Subject: Re: locking bug in coda_lookup?
To: Greg Troxel <gdt@ir.bbn.com>
From: Jaromir Dolecek <jdolecek@NetBSD.org>
List: tech-kern
Date: 09/05/2004 12:00:51
Greg Troxel wrote:
> I got a panic in coda_lookup:
>
> unlocked parent but couldn't lock child
>
> while doing
>
> find . -type f -print0 | xargs -0 cat > /dev/null
>
> in coda. I'm not certain which of two very similarfragments the code
> was in (don't have netbsd.gdb any more), but it was very much like
> this:
>
> if (*ap->a_vpp) {
> if ((error = vn_lock(*ap->a_vpp, LK_EXCLUSIVE))) {
> printf("coda_lookup: ");
> panic("unlocked parent but couldn't lock child");
> }
> }
>
> It seems that this will fail if someone else has the vnode locked, and
> there will be no retry.

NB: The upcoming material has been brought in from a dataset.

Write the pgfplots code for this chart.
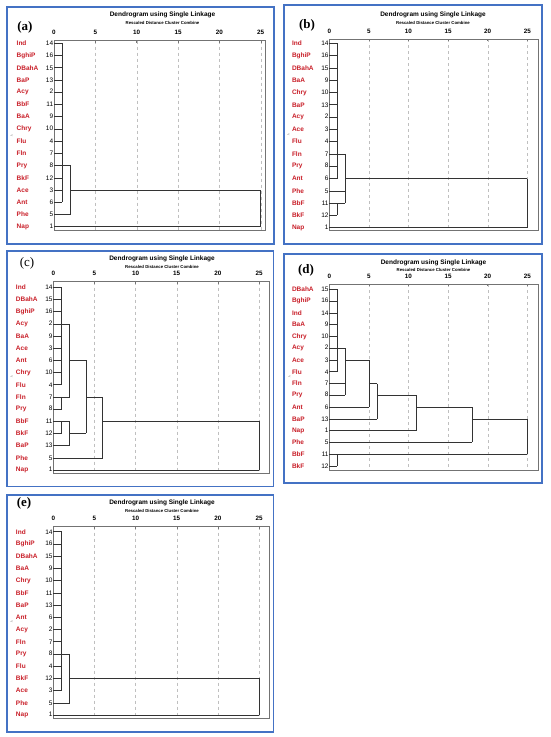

From reading vn_lock, it seems that if one
> passes LK_NOWAIT, that on encountering a locked vnode, vn_lock returns
> immediately. If LK_NOWAIT is not set, and LK_RETRY is also not set,
> it seems that vn_lock will tsleep on the vnode's v_interlock, and then
> return ENOENT instead of retrying. The ufs code uses LK_RETRY in what
> I think is the analogous case.
>
> I don't understand why it makes sense to sleep and not retry the lock
> - if one isn't going to retry, what's the point of sleeping?
>
> So, I think that coda_lookup should pass LK_RETRY. But I either don't
> quite or just barely understand vnode locking, so I'd appreciate
> advice here.
Your analysis might be right. Does it work fine if you try
changing the source to use LK_EXCLUSIVE|LK_RETRY in
the vn_lock() call?
> Also, it seems that the coda lookup operation doesn't properly handle
> IS_DOTDOT where the locking rules are different. That could be
> related to my crash instead.
Right. If that is the case, the find will deadlock instead :)
Jaromir
--
Jaromir Dolecek <jdolecek@NetBSD.org> http://www.NetBSD.cz/
-=- We should be mindful of the potential goal, but as the Buddhist -=-
-=- masters say, ``You may notice during meditation that you -=-
-=- sometimes levitate or glow. Do not let this distract you.'' -=-